En définitive, l’Etat d’Haïti est vu sur le plan international comme un mauvais élève de la démocratie. En dépit de la promulgation d’une charte fondamentale consacrant le respect des principes et des idéaux démocratiques, la volonté réelle de mettre en place les institutions nécessaires laisse perplexe. La violation des droits, la faiblesse des institutions, l’échec de la décentralisation sont des indices d’une démocratie en crise. Les conditions de vie se dégradent continuellement. La misère est source de richesse. La corruption ronge les administrations de l’Etat. La démocratie peine à se développer.

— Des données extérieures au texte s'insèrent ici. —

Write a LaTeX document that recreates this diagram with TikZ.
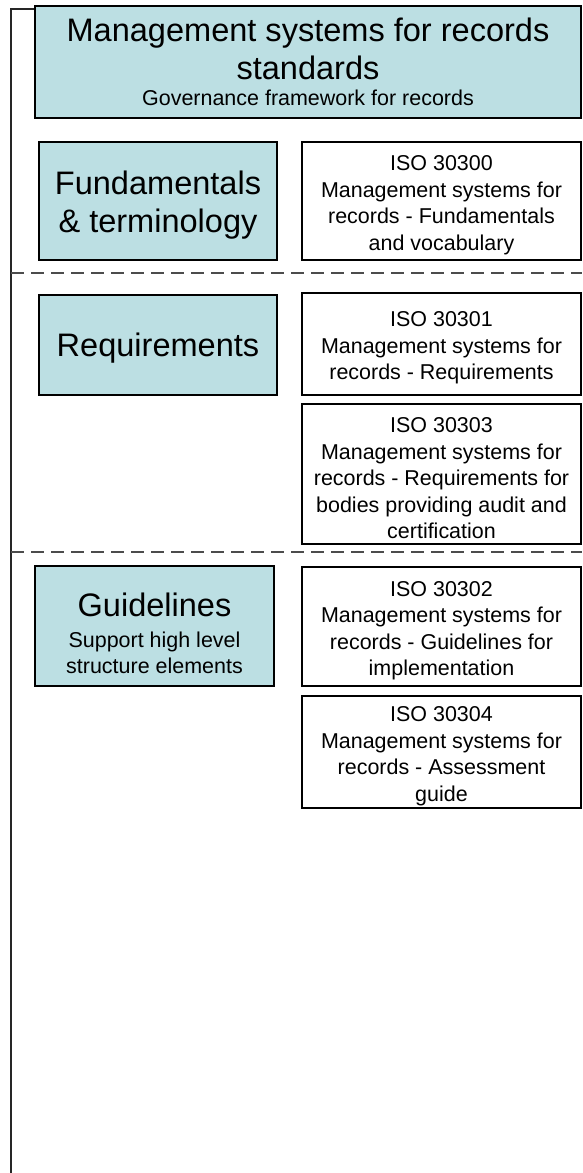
\documentclass[tikz,border=0pt]{standalone}
\usepackage{fontspec}
\setmainfont{Liberation Sans}
\definecolor{groupblue}{RGB}{188,223,227}
\newcommand{\bigtxt}{\fontsize{24.4}{28.5}\selectfont}
\newcommand{\smalltxt}{\fontsize{16.1}{19.9}\selectfont}
\newcommand{\padtop}[1]{\rule{0pt}{#1}}

\begin{document}
\begin{tikzpicture}[x=0.75pt,y=-0.75pt]

\tikzset{group/.style = {draw=black, line width=1.5pt, fill=groupblue, align=center, inner sep=0pt, minimum width=178.5pt}}
\tikzset{iso/.style = {draw=black, line width=1.5pt, fill=white, align=center, inner sep=0pt, minimum width=209.25pt, font=\smalltxt}}
\tikzset{split/.style = {gray!60!black, line width=0.8pt, dash pattern=on 9.75pt off 5.25pt}}
\useasboundingbox (0,0) rectangle (582,1173);
%frame
\draw[line width=1.1pt, gray!30!black] (11,1173) -- (11,9) -- (581,9);
\draw[split] (11,273) -- (582,273);
\draw[split] (11,552) -- (582,552);
%groups
\node[group, minimum width=409.5pt, minimum height=84pt, font=\bigtxt] (title) at (308,62) {Management systems for records\\standards\\[-9pt]\smalltxt Governance framework for records};
\node[group, minimum height=88.5pt, font=\bigtxt] (fund) at (158,201) {\padtop{24pt}Fundamentals\\\& terminology};
\node[group, minimum height=75pt, font=\bigtxt] (req) at (158,345) {\padtop{22pt}Requirements};
\node[group, minimum width=179.25pt, minimum height=90pt, font=\smalltxt] (guide) at (154.5,626) {\bigtxt\padtop{29pt}Guidelines\\[3pt]Support high level\\structure elements};
%standards
\node[iso, minimum height=88.5pt] (iso300) at (441.5,201) {\padtop{17.5pt}ISO 30300\\Management systems for\\records - Fundamentals\\and vocabulary};
\node[iso, minimum height=76.5pt] (iso301) at (441.5,344) {\padtop{17.5pt}ISO 30301\\Management systems for\\records - Requirements};
\node[iso, minimum height=105pt] (iso303) at (441.5,474) {\padtop{17.5pt}ISO 30303\\Management systems for\\records - Requirements for\\bodies providing audit and\\certification};
\node[iso, minimum height=89.25pt] (iso302) at (441.5,626.5) {\padtop{17.5pt}ISO 30302\\Management systems for\\records - Guidelines for\\implementation};
\node[iso, minimum height=84pt] (iso304) at (441.5,752) {\padtop{17.5pt}ISO 30304\\Management systems for\\records - Assessment\\guide};

\end{tikzpicture}
\end{document}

Face à cette situation critique, l’action citoyenne est inefficace s’exerçant sans aucune méthode. L’égoïsme, l’électoralisme, l’opportunisme imprègnent fortement le contexte sociopolitique. Ainsi, les valeurs citoyennes s’effritent. Et aucun débat structuré n’est agité autour de cette question de la déperdition des valeurs citoyennes. De toute façon, il est bien dommage que des institutions comme la famille et l’école perdent leur importance et ne remplissent que passablement leur mission dans le cadre de la société haïtienne.

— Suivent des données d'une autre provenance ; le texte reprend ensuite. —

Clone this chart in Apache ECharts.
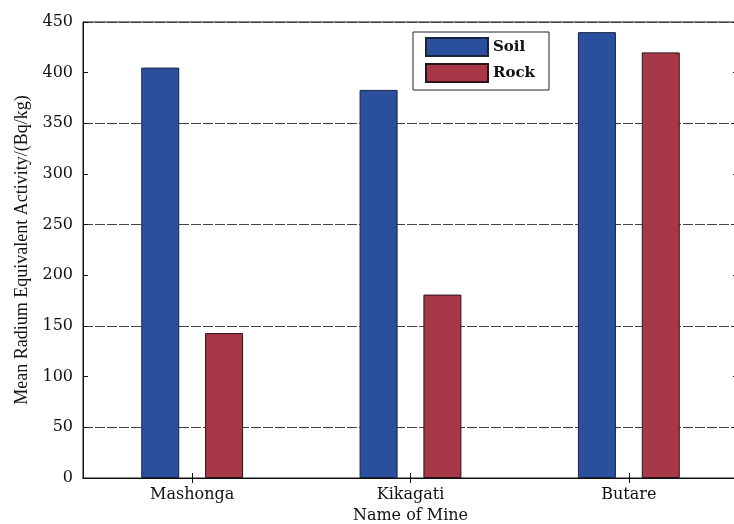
<!DOCTYPE html>
<html>
<head>
<meta charset="utf-8">
<script src="https://cdn.jsdelivr.net/npm/echarts@6/dist/echarts.min.js"></script>
<style>
  html, body { margin: 0; padding: 0; background: #fff; overflow: hidden; }
  #chart { width: 734px; height: 524px; }
</style>
</head>
<body>
<div id="chart"></div>
<script>
// Mean radium equivalent activity per mine, soil vs rock samples
const mines = ['Mashonga', 'Kikagati', 'Butare'];
const soilValues = [405, 383, 440];
const rockValues = [143, 181, 420];
const yTicks = { min: 0, max: 450, step: 50 };

const serif = '"DejaVu Serif", "Liberation Serif", serif';
const titleSerif = '"Liberation Serif", "DejaVu Serif", serif';

const chart = echarts.init(document.getElementById('chart'), null, { renderer: 'canvas' });

const tickStyle = { show: true, inside: true, length: 5, lineStyle: { color: '#111' } };

chart.setOption({
  animation: false,
  backgroundColor: '#ffffff',
  grid: {
    left: 83, top: 22, width: 655, height: 456,
    outerBoundsMode: 'none',
    containLabel: false,
    show: true, borderColor: '#111', borderWidth: 1, backgroundColor: 'transparent'
  },
  legend: {
    data: ['Soil', 'Rock'],
    orient: 'vertical',
    left: 413, top: 32,
    itemWidth: 62, itemHeight: 18, itemGap: 6,
    padding: [5, 14, 7, 12],
    borderColor: '#222', borderWidth: 1,
    icon: 'rect',
    textStyle: { fontFamily: serif, fontSize: 15, fontWeight: 'bold', color: '#111' }
  },
  xAxis: [
    {
      type: 'category',
      data: mines,
      position: 'bottom',
      name: 'Name of Mine',
      nameLocation: 'middle',
      nameGap: 30,
      nameTextStyle: { fontFamily: serif, fontSize: 16, color: '#111' },
      axisLine: { lineStyle: { color: '#111' } },
      axisTick: Object.assign({ alignWithLabel: true }, tickStyle),
      axisLabel: { fontFamily: serif, fontSize: 16, color: '#111', margin: 9 },
      splitLine: { show: false }
    },
    {
      type: 'category',
      data: mines,
      position: 'top',
      axisLine: { lineStyle: { color: '#111' } },
      axisTick: Object.assign({ alignWithLabel: true }, tickStyle),
      axisLabel: { show: false },
      splitLine: { show: false }
    }
  ],
  yAxis: [
    {
      type: 'value',
      position: 'left',
      min: yTicks.min, max: yTicks.max, interval: yTicks.step,
      name: 'Mean Radium Equivalent Activity/(Bq/kg)',
      nameLocation: 'middle',
      nameGap: 50,
      nameTextStyle: { fontFamily: titleSerif, fontSize: 18, color: '#111' },
      axisLine: { show: true, lineStyle: { color: '#111' } },
      axisTick: tickStyle,
      axisLabel: { fontFamily: serif, fontSize: 16, color: '#111', margin: 10 },
      splitLine: {
        show: true,
        // only every other tick level carries a grid line (50, 150, 250, 350)
        lineStyle: { color: ['rgba(0,0,0,0)', '#444'], width: 1, type: [10, 2] }
      }
    },
    {
      type: 'value',
      position: 'right',
      min: yTicks.min, max: yTicks.max, interval: yTicks.step,
      axisLine: { show: true, lineStyle: { color: '#111' } },
      axisTick: tickStyle,
      axisLabel: { show: false },
      splitLine: { show: false }
    }
  ],
  series: [
    {
      name: 'Soil', type: 'bar', data: soilValues,
      barWidth: 38, barGap: '68%', z: 3,
      itemStyle: { color: '#2a4f9c', borderColor: '#1a2240', borderWidth: 1 }
    },
    {
      name: 'Rock', type: 'bar', data: rockValues,
      barWidth: 38, barGap: '68%', z: 3,
      itemStyle: { color: '#a63848', borderColor: '#2a1418', borderWidth: 1 }
    }
  ]
});
</script>
</body>
</html>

Il devient urgent de travailler dans le sens de raccordement des liens entre les haïtiens pour faire échec aux pratiques démagogiques et pour parvenir à créer une véritable communauté de frères et sœurs. Telle est la grande perspective de cette analyse. Il importe de repenser la citoyenneté pour l’avènement d’une élite nationale dont le militantisme occasionnerait la renaissance haïtienne.